Quote every line of the data below as it stands, omitting pictures.

═════ MATERIAL PROVIDED

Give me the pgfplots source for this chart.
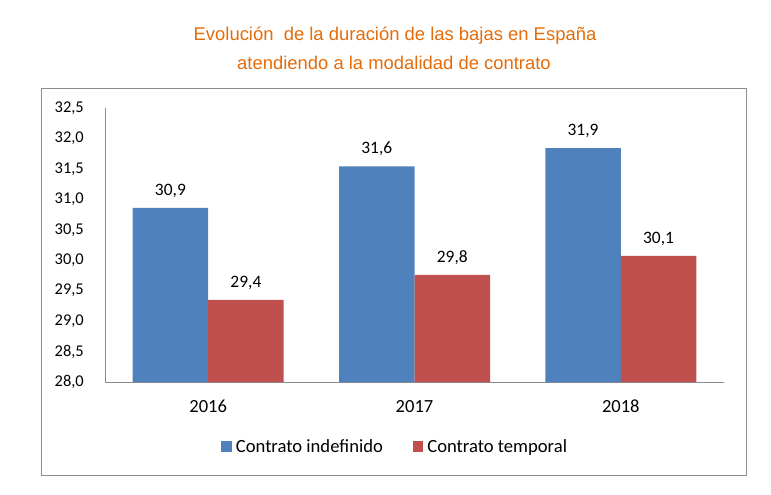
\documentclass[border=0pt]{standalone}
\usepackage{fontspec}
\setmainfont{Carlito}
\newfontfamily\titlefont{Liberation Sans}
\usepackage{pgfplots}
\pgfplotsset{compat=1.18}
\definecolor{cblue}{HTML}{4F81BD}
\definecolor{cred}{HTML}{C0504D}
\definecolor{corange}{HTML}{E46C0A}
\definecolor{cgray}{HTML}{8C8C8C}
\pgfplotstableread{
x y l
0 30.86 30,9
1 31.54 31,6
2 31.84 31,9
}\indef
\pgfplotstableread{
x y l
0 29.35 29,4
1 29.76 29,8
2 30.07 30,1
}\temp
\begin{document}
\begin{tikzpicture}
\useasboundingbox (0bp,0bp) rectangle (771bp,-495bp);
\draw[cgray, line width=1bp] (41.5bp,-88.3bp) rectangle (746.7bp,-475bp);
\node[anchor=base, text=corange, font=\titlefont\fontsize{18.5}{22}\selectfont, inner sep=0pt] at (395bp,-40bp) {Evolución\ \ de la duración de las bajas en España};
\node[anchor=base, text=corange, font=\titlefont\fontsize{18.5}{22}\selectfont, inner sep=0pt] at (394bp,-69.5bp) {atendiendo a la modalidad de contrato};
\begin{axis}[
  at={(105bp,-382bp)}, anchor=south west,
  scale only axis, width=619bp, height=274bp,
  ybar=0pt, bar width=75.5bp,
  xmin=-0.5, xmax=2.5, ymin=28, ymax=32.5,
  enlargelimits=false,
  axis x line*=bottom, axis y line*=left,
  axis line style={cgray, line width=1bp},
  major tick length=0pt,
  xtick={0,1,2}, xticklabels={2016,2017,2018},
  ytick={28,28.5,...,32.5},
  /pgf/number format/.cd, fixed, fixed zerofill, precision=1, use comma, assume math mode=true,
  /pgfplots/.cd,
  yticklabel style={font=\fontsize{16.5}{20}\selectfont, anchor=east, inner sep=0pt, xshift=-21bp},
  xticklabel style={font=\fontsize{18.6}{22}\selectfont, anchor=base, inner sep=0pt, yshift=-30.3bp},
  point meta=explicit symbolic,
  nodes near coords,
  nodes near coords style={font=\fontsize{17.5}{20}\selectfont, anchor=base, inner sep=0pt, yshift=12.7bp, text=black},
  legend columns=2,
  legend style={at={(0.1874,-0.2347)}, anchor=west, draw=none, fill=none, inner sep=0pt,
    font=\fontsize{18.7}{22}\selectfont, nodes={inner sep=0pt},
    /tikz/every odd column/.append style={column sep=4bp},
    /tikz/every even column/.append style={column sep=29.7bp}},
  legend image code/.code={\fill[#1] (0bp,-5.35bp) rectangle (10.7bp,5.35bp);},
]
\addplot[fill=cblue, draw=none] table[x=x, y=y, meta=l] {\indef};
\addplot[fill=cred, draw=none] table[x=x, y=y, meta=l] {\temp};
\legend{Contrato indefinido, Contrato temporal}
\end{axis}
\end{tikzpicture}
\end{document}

══════════

## EXERCISE ANSWER
Give me the pgfplots source for this chart.
\documentclass[border=0pt]{standalone}
\usepackage{fontspec}
\setmainfont{Carlito}
\newfontfamily\titlefont{Liberation Sans}
\usepackage{pgfplots}
\pgfplotsset{compat=1.18}
\definecolor{cblue}{HTML}{4F81BD}
\definecolor{cred}{HTML}{C0504D}
\definecolor{corange}{HTML}{E46C0A}
\definecolor{cgray}{HTML}{8C8C8C}
\pgfplotstableread{
x y l
0 30.86 30,9
1 31.54 31,6
2 31.84 31,9
}\indef
\pgfplotstableread{
x y l
0 29.35 29,4
1 29.76 29,8
2 30.07 30,1
}\temp
\begin{document}
\begin{tikzpicture}
\useasboundingbox (0bp,0bp) rectangle (771bp,-495bp);
\draw[cgray, line width=1bp] (41.5bp,-88.3bp) rectangle (746.7bp,-475bp);
\node[anchor=base, text=corange, font=\titlefont\fontsize{18.5}{22}\selectfont, inner sep=0pt] at (395bp,-40bp) {Evolución\ \ de la duración de las bajas en España};
\node[anchor=base, text=corange, font=\titlefont\fontsize{18.5}{22}\selectfont, inner sep=0pt] at (394bp,-69.5bp) {atendiendo a la modalidad de contrato};
\begin{axis}[
  at={(105bp,-382bp)}, anchor=south west,
  scale only axis, width=619bp, height=274bp,
  ybar=0pt, bar width=75.5bp,
  xmin=-0.5, xmax=2.5, ymin=28, ymax=32.5,
  enlargelimits=false,
  axis x line*=bottom, axis y line*=left,
  axis line style={cgray, line width=1bp},
  major tick length=0pt,
  xtick={0,1,2}, xticklabels={2016,2017,2018},
  ytick={28,28.5,...,32.5},
  /pgf/number format/.cd, fixed, fixed zerofill, precision=1, use comma, assume math mode=true,
  /pgfplots/.cd,
  yticklabel style={font=\fontsize{16.5}{20}\selectfont, anchor=east, inner sep=0pt, xshift=-21bp},
  xticklabel style={font=\fontsize{18.6}{22}\selectfont, anchor=base, inner sep=0pt, yshift=-30.3bp},
  point meta=explicit symbolic,
  nodes near coords,
  nodes near coords style={font=\fontsize{17.5}{20}\selectfont, anchor=base, inner sep=0pt, yshift=12.7bp, text=black},
  legend columns=2,
  legend style={at={(0.1874,-0.2347)}, anchor=west, draw=none, fill=none, inner sep=0pt,
    font=\fontsize{18.7}{22}\selectfont, nodes={inner sep=0pt},
    /tikz/every odd column/.append style={column sep=4bp},
    /tikz/every even column/.append style={column sep=29.7bp}},
  legend image code/.code={\fill[#1] (0bp,-5.35bp) rectangle (10.7bp,5.35bp);},
]
\addplot[fill=cblue, draw=none] table[x=x, y=y, meta=l] {\indef};
\addplot[fill=cred, draw=none] table[x=x, y=y, meta=l] {\temp};
\legend{Contrato indefinido, Contrato temporal}
\end{axis}
\end{tikzpicture}
\end{document}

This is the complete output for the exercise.